To understand that, you have to look beyond the mountain itself to the tectonic forces that built it in the first place. Taftan sits in the Makran subduction zone, where the Arabian Plate continues to slide beneath the Eurasian Plate. This slow but relentless motion — measured in centimetres per year — drags water-soaked oceanic crust down into the mantle. As that slab descends, it releases water and volatiles that lower the melting point of rocks above, generating magma deep down. Over millions of years, that process built the stratovolcano we see today.

But subduction doesn’t always generate an unclogged pipeline from deep magma reservoir to surface vent. Magma stalls. It cools. It crystallises and plugs pathways. That’s why Taftan could go hundreds of thousands of years without a full-blown eruption — it wasn’t “dead,” it was bottled up. What’s happening now doesn’t necessarily mean molten rock is already welling up toward the surface. Instead, it may be gases freed from deeper melt pockets or changes in the hydrothermal plumbing that are pressurising the shallow near-summit system, squeezing rocks outward and nudging the mountain upward a few centimetres at a time.

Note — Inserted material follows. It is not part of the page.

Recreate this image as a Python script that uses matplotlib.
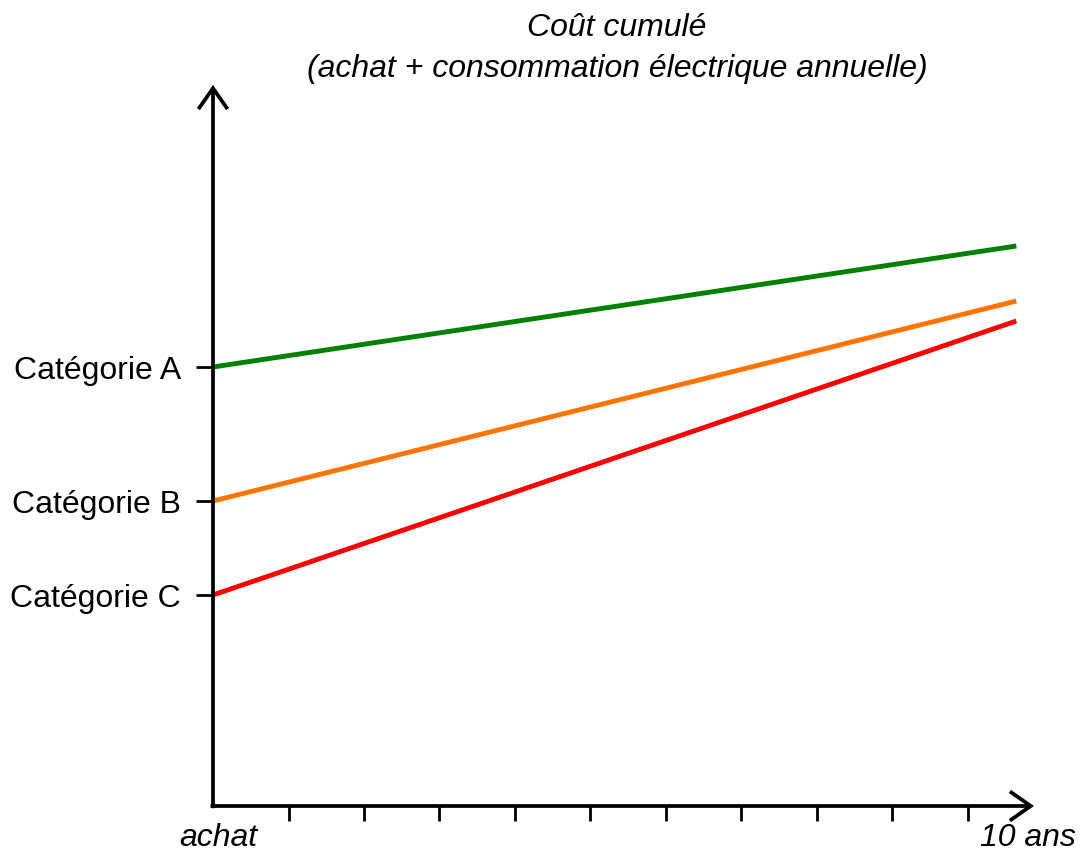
import matplotlib
matplotlib.use("Agg")
import matplotlib.pyplot as plt

plt.rcParams['font.family'] = ['Liberation Sans', 'DejaVu Sans']

# Data (arbitrary cost units)
years = [0, 10.64]
cost_A = [439, 560]
cost_B = [305, 505]
cost_C = [211, 485]
colors = ['#008000', '#ff7300', '#ff0000']
cat_labels = ['Catégorie A', 'Catégorie B', 'Catégorie C']
year_ticks = [1, 2, 3, 4, 5, 6, 7, 8, 9, 10]

W, H = 1082, 852
fig = plt.figure(figsize=(W / 100, H / 100), dpi=100)
x0, y0, x1, y1 = 213, 806, 1034, 85
ax = fig.add_axes([x0 / W, 1 - y0 / H, (x1 - x0) / W, (y0 - y1) / H])
ax.set_xlim(0, (x1 - x0) / 75.5)
ax.set_ylim(0, y0 - y1)

for s in ax.spines.values():
    s.set_visible(False)

for vals, c in zip([cost_A, cost_B, cost_C], colors):
    ax.plot(years, vals, color=c, lw=3.5, solid_capstyle='butt', clip_on=False)

# axes arrows
arrow_kw = dict(arrowstyle='->,head_length=0.5,head_width=0.35', lw=2.7, color='black',
                shrinkA=0, shrinkB=0, mutation_scale=30, joinstyle='miter', capstyle='butt')
ax.annotate('', xy=(0, 1), xytext=(0, -0.003), xycoords='axes fraction',
            arrowprops=arrow_kw, annotation_clip=False)
ax.annotate('', xy=(1, 0), xytext=(-0.003, 0), xycoords='axes fraction',
            arrowprops=arrow_kw, annotation_clip=False)

ax.set_yticks([cost_A[0], cost_B[0], cost_C[0]])
ax.set_yticklabels(cat_labels, fontsize=23)
ax.tick_params(axis='y', length=12, width=2.0, pad=11)
ax.set_xticks(year_ticks)
ax.set_xticklabels([])
ax.tick_params(axis='x', length=11, width=2.0, direction='out')

fig.text(218 / W, 1 - 838 / H, 'achat', fontsize=23, style='italic', ha='center', va='center')
fig.text(1028 / W, 1 - 838 / H, '10 ans', fontsize=23, style='italic', ha='center', va='center')

fig.text(617 / W, 1 - 28 / H, 'Coût cumulé', fontsize=23, style='italic', ha='center', va='center')
fig.text(617 / W, 1 - 69 / H, '(achat + consommation électrique annuelle)', fontsize=23,
         style='italic', ha='center', va='center')

fig.savefig('out.png', dpi=100)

Locals noticed something wasn’t quite right before the satellites did. In 2023 people reported strong sulfurous smells in towns up to fifty kilometres away, presumably carried on winds from the fumaroles that have always poked at the summit. Events like this highlight the fact that the ground deformation isn’t random noise — it’s sustained, measurable, and likely the first unmistakable sign that Taftan’s internal system is shifting.
None of this means Taftan is erupting tomorrow — or even this century. The volcano’s deep magma reservoir still lies kilometres down, and the current uplift points to shallow pressure buildup rather than an imminent magma ascent. But it does mean that what geologists had long labeled “extinct” is better thought of as dormant and awakening.
Taftan isn’t waking up because something new happened — it’s waking up because the tectonic system beneath it never stopped working. After seven hundred thousand years of silence, the volcano is simply reminding us that in geology, quiet never means finished.